The request — Show each line that has the string "Recreate" in it.

Dataset records:
'''

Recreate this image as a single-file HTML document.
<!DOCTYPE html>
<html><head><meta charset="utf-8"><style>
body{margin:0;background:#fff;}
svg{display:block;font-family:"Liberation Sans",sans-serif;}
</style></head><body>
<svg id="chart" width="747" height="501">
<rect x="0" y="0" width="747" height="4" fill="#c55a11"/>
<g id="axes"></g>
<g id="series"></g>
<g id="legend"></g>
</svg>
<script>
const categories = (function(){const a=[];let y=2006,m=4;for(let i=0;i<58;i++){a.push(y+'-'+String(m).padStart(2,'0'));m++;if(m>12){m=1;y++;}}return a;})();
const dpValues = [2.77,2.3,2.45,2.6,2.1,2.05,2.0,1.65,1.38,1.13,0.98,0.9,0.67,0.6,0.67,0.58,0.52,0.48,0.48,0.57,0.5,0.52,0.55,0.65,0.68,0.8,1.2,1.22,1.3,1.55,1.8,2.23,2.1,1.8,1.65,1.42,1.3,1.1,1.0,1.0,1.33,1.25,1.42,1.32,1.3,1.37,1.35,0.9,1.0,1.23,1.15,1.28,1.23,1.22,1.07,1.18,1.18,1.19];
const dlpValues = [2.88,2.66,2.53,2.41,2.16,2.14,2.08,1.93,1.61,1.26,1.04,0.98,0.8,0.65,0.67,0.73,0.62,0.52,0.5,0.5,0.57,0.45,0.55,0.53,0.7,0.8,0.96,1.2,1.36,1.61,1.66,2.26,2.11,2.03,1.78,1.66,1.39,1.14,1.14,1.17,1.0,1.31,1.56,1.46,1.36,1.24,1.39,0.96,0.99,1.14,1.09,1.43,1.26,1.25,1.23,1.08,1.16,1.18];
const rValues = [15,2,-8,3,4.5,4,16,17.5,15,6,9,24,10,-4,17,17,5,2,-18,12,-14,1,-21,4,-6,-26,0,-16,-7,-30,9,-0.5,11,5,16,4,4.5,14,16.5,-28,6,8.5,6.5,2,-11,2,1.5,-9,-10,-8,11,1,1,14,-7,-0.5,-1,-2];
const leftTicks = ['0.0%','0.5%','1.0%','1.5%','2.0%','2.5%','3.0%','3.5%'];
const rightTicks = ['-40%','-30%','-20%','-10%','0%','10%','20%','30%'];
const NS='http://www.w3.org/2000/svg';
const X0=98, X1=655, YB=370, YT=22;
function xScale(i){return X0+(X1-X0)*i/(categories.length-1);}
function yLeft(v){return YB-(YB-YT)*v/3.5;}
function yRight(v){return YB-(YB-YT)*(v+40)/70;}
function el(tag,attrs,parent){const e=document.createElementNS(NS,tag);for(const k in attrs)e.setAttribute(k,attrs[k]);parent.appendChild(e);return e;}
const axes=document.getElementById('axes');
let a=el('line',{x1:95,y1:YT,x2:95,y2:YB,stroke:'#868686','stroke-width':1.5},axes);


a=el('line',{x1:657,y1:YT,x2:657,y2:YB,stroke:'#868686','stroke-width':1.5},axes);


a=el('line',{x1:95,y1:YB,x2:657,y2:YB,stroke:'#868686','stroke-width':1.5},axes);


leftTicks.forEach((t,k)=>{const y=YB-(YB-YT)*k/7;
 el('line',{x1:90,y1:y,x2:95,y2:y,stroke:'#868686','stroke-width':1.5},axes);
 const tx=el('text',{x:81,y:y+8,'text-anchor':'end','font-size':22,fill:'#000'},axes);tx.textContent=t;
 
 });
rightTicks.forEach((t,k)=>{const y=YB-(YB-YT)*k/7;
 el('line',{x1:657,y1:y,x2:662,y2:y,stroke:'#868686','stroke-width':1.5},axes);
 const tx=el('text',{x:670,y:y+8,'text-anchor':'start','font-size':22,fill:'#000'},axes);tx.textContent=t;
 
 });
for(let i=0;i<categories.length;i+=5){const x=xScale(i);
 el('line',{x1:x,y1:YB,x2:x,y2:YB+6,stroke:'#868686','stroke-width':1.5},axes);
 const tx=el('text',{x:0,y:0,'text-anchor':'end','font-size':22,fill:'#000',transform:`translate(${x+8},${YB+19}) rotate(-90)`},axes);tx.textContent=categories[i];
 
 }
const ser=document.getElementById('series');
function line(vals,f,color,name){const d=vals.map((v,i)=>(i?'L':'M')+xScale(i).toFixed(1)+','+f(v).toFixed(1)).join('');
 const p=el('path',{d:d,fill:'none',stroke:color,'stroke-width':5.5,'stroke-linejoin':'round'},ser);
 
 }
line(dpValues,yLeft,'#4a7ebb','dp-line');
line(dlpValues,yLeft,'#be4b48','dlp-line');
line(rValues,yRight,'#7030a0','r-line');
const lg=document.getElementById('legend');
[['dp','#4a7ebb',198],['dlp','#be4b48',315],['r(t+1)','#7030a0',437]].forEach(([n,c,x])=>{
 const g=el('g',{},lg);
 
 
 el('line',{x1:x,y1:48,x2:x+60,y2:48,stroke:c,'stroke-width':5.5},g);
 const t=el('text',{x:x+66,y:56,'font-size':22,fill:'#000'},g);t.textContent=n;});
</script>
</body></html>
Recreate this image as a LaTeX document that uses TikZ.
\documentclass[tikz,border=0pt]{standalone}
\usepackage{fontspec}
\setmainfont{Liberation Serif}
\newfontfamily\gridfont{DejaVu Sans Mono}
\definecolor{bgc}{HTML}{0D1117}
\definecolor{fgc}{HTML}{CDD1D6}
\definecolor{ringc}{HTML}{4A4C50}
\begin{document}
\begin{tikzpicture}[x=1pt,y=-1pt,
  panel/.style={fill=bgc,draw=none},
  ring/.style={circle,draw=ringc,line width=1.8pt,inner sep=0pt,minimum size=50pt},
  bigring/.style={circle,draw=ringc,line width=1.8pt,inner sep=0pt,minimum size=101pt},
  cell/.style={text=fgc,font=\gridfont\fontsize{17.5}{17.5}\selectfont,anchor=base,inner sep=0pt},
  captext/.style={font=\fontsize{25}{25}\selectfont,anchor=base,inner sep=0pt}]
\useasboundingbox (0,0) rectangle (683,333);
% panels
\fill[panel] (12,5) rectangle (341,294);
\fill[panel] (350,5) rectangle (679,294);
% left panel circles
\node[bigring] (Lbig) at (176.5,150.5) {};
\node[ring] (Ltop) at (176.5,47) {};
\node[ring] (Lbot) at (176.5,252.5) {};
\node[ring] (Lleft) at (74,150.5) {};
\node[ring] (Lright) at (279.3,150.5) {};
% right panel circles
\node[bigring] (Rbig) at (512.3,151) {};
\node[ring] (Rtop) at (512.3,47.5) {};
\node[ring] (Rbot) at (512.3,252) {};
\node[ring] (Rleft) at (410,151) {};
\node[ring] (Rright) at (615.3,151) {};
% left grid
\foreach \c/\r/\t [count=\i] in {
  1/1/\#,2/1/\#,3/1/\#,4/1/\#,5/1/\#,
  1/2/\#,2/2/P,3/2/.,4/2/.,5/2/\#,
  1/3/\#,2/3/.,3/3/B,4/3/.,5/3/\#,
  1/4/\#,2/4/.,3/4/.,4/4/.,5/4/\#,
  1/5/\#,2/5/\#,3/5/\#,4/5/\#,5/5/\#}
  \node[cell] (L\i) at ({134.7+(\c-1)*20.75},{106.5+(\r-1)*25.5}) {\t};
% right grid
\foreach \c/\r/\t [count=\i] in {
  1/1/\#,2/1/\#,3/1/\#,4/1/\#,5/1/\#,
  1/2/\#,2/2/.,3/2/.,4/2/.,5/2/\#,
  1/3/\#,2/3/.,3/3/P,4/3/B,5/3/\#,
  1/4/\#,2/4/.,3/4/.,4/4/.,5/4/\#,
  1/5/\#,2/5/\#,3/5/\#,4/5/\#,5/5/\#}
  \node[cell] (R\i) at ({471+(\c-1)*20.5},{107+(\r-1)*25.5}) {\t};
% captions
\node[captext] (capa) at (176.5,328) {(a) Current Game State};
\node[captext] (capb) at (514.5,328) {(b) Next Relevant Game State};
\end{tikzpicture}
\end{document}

'''

The result —
Recreate this image as a single-file HTML document.
Recreate this image as a LaTeX document that uses TikZ.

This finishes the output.